London is not that far from the sea, and there is no doubt a lot of water that flows through the English Channel every year. I'm sure there is some reseach in the UK for ocean energy, but it would make sense if there was a large-scale national effort. Florida Atlantic University's Center For Ocean Energy Technology is exploring ocean energy with some very promising research ---- one would think there are opportunities for London and the UK as well.....check out the media page - fascinating presentations...
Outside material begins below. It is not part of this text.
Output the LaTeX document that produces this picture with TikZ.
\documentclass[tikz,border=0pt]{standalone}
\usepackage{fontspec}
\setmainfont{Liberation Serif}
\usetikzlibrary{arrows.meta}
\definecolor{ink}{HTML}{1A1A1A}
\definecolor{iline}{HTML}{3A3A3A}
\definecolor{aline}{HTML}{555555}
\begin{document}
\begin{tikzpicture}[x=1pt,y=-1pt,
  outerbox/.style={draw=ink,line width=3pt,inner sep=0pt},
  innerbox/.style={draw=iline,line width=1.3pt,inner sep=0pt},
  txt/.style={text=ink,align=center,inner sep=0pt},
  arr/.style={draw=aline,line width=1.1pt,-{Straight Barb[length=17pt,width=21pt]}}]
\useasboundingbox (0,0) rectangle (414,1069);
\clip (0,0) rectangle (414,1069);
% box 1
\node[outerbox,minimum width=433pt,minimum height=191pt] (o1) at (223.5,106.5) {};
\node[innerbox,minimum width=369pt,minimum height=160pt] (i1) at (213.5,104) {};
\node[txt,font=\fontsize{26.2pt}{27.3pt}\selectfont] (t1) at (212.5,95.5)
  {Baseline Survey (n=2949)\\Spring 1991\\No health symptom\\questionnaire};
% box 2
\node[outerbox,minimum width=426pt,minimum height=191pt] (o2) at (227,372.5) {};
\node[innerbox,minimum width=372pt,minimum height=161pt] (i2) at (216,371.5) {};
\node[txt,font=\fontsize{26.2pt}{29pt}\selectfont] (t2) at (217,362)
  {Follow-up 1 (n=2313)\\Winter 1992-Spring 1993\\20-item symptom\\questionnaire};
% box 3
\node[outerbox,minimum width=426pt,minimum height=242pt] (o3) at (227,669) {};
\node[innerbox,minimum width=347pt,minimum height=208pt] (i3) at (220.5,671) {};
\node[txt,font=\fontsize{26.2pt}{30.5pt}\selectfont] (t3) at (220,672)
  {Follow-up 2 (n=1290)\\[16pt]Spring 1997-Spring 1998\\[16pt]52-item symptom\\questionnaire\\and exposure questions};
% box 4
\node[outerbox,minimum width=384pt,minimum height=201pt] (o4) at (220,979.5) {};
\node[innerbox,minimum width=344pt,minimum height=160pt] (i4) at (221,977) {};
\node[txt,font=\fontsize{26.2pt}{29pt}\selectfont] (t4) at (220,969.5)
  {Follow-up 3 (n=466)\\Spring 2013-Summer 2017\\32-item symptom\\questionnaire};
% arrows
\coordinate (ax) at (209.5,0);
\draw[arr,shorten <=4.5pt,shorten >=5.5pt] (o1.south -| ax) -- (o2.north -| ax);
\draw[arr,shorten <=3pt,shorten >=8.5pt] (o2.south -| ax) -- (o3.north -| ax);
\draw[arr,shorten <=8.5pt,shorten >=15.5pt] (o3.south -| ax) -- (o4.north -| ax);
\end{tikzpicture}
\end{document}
"Florida's cleanest and most abundant source of renewable energy is its oceans. The Gulf Stream Current flows northward past the southern and eastern shores of Florida, funneling through the Florida Straits with a mass transport greater than 30 times the total freshwater river flows of the world - over eight billion gallons per minute. The warm, surface water of the Gulf Stream overlays much colder deep water that flows through the depths of the ocean and into the Florida Straits from the Arctic regions, yielding an energy-rich and stable source of ocean thermal power. The cold, deep ocean water also has enormous potential for cold water air-conditioning (up to 45% of Florida's residential electricity consumption is used for air conditioning) and environmental mitigation. These energy sources can supply all of Florida's energy needs."

tom deplume

How about this silly idea?
Bring back the barrage balloons of WWII as artificial clouds. Millions of these over our urban areas could blot out the sun on summer days and cut AC demand. Stick wind turbines on their tails and thin film PVs on top as clean power sources to generate the hydrogen that keeps them afloat.


The issue here is climate change so it is (unintentionaly?) disingenuous to say that city heat island effects ae nothing new.
Pointing out that Bejing has an air pollution problem and describing mitigation schemes is all well and good but the bigger issue - lving with 4oC climate change is not a local issue.
While globally many people think of Australa as largely desert, most Aussies think of London as a cold wet sort of place. That they expect Climate change effects to substantially alter the amenity of this city should be raising the very same concern in cities and towns around the globe.
Town planners are onto this trend with environmenal building practices in various stages of legislation and penetration.
I understand Londons new building codes are calling for 0 carbon development in the near future, (if not already legislated.)
This means that all new (domestic?) construction must over its lifetime repay the energy required to create the same and any energy used in heating, cooling lighting and appliances for the life of the building.


@ arnold:

It looks like the Aussies could be a renewable energy powerhouse, with vast deserts for solar & wind production, and tidal currents for various forms of ocean energy'd think it be a national priority of Australia to be a global leader in renewable energy....

Florida Atlantic University's Center For Ocean Energy Technology

Koen van Vlaenderen

Don't worry be happy:

In Dutch:
( ocean temperature measurements show cooling trend )


@ Koen van Vlaenderen:

Don't write that Koen!!! Erase it!!! We haven't had our radical expansion of government, taxes, regulation & bureaucracies yet to deal with the climate "crisis"!!


these are some of the noisiest and largest (media) players

Wave power.

Solar thermal.

Ethanol is a market force, Algae has some quieter proposals with small scale players and trials, geothermal is seeing proving plants near completion and grid accessible sites identified with a lot of interest being generated.
Wind is being (relatively) slowly expanded. Photovoltaic and domestic water heating is expanding rapidly with govt rebate assistance.

Either direct assistance, or a carbon price seems to be required for any real useful increase.
Otherwise we have had "greenpower' including hydro and all the above.
"Opt in" billing available for nearly a decade now which is steadily increasing in popularity and offering a wider range of options.

Climate change is a worldwide crisis causing beautiful cities like London to be underwater. Please help the world to change. Please, I can only ask you.